Work to be completed:
Consider the records below. How many of their lines include the word "this"? State the number and nothing else.
┄┄┄┄┄┄┄┄┄┄
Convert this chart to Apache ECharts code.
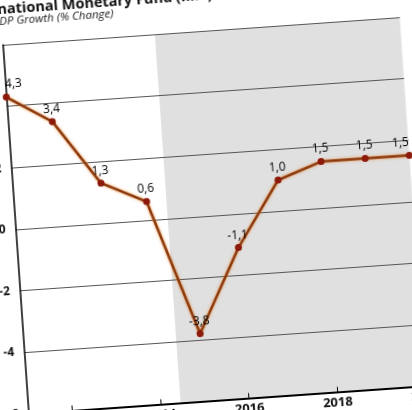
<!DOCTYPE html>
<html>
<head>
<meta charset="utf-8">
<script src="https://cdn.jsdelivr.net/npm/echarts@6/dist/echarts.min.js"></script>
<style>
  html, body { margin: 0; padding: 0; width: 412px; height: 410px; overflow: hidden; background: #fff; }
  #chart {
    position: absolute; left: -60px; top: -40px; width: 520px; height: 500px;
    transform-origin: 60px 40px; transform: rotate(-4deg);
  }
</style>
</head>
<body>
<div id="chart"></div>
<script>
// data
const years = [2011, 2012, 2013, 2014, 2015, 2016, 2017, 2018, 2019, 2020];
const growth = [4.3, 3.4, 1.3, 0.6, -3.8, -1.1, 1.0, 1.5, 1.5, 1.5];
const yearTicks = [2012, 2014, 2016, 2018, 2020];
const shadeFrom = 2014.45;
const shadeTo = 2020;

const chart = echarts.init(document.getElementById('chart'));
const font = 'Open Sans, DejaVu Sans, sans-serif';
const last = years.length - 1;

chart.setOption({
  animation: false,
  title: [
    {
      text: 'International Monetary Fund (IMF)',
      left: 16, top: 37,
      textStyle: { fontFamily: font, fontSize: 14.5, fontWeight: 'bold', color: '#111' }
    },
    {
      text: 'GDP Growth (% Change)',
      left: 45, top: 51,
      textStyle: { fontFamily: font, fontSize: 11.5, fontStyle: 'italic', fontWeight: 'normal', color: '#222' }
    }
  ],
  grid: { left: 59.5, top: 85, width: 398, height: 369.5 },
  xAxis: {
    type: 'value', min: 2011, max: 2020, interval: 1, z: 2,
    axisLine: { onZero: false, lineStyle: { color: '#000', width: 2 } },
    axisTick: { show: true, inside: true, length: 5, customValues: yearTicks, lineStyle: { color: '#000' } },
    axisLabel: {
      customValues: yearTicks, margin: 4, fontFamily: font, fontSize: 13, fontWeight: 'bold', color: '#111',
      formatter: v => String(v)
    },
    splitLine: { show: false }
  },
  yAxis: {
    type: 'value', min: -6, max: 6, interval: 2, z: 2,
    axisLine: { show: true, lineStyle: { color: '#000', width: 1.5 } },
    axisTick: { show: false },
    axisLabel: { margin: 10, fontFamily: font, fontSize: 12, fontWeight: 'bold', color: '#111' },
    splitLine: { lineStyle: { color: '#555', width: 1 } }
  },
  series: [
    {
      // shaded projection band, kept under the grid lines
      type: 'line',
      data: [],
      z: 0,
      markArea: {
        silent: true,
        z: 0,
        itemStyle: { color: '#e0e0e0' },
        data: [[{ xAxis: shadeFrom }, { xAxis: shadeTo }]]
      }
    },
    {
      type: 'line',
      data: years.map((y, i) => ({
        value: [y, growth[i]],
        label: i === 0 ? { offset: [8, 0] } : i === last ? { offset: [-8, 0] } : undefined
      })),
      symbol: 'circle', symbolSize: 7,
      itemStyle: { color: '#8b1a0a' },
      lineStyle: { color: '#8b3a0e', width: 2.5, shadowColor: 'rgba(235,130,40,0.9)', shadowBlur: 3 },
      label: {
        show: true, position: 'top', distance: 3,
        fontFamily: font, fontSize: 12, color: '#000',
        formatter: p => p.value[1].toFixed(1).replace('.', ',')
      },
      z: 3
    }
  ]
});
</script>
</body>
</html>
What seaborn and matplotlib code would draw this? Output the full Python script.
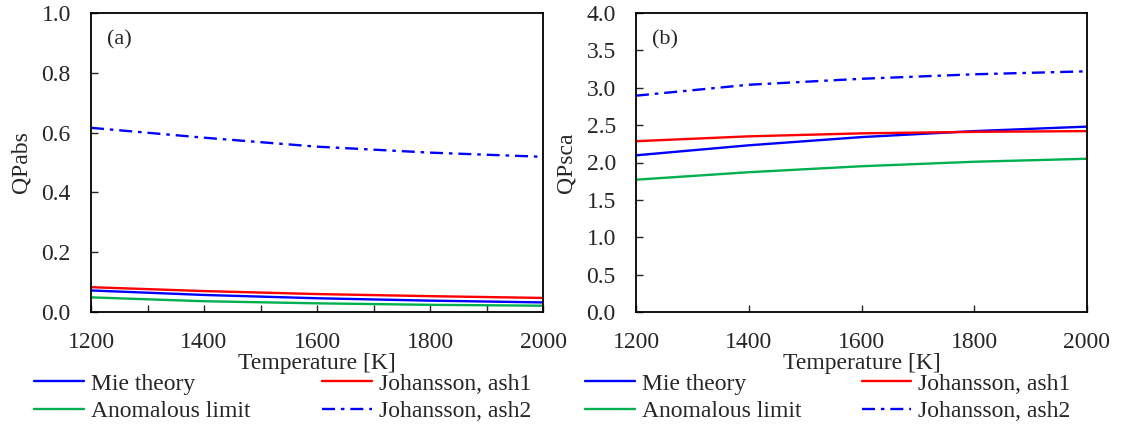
┄┄┄┄┄┄┄┄┄┄
Response to the exercise:
2